I thought the book was well written for the most part. The writing was much better than I had expected going into the book. My criticism with the writing was that there was a bit too much telling and not enough showing. Rowan asks all the questions for the reader, which is not a style that I typically enjoy. Being told exactly what questions to ask about the story makes the reading experience less enjoyable for me and I was a bit bored with the book about 40% of the way in. There needed to be a lot more subtlety and a lot less telling. There was also some made up curses and swear words in the book, and I found them to be incredibly distracting and honestly, kind of stupid? It was something that I couldn’t really get over.
The plot itself was fun and adventurous but I thought there needed to be better transitions and development. There isn’t a lot of action in the book, which is fine, but what was going on in the story gave me whiplash at times. For example, Rowan goes from hating someone to not wanting to be away from them within the span of a few pages. There just needed to be a bit more gradual development for my liking. There were also some things that I found to be unrealistic or hard to believe and I checked out of the story about halfway through. I did not understand the last 20 pages of the book at all and I disliked the way that it ended. I also found Rowan to be extremely annoying throughout the novel and I didn’t like her as a main character. I thought some of her decisions were very illogical and didn’t make sense to me. I just never managed to connect with her.

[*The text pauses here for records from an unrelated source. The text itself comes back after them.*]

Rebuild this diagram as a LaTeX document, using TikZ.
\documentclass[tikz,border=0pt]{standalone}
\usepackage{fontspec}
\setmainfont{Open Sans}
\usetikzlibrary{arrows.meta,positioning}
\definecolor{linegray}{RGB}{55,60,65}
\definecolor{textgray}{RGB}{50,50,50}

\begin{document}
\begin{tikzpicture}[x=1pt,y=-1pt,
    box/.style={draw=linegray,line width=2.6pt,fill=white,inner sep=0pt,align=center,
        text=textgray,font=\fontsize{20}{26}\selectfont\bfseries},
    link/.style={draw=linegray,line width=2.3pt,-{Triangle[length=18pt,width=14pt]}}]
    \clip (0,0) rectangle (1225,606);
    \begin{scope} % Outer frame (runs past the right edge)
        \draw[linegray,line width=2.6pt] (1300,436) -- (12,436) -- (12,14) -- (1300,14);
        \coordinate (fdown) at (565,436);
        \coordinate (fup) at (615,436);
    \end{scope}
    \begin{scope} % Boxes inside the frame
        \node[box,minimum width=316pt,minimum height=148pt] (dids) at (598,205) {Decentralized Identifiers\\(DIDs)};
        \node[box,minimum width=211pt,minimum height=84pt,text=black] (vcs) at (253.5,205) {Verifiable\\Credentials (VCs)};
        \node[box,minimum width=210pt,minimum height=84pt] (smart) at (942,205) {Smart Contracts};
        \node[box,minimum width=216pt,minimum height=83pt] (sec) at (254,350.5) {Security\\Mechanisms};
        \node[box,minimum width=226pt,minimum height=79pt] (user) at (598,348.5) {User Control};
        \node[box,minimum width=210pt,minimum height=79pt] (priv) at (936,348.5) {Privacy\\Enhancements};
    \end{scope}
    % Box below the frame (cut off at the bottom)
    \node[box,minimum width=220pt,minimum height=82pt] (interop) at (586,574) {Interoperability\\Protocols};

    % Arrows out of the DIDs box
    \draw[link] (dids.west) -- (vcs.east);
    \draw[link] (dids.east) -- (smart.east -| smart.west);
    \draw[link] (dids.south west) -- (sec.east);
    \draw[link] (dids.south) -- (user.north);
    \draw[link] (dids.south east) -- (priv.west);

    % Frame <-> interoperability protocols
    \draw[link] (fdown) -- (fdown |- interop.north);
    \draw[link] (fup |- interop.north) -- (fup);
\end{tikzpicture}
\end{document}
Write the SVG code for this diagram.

My biggest issue with the book was the romance. There is love triangle in the book and they were both cases of instalove. My overall impression of the romance in the book was that it felt extremely forced and I was just disinterested in the romance. The only thing that I did like about it was that it was a bisexual love triangle but other than that, I was not on board with the romance. Needless to say, I probably won’t be picking up the sequel.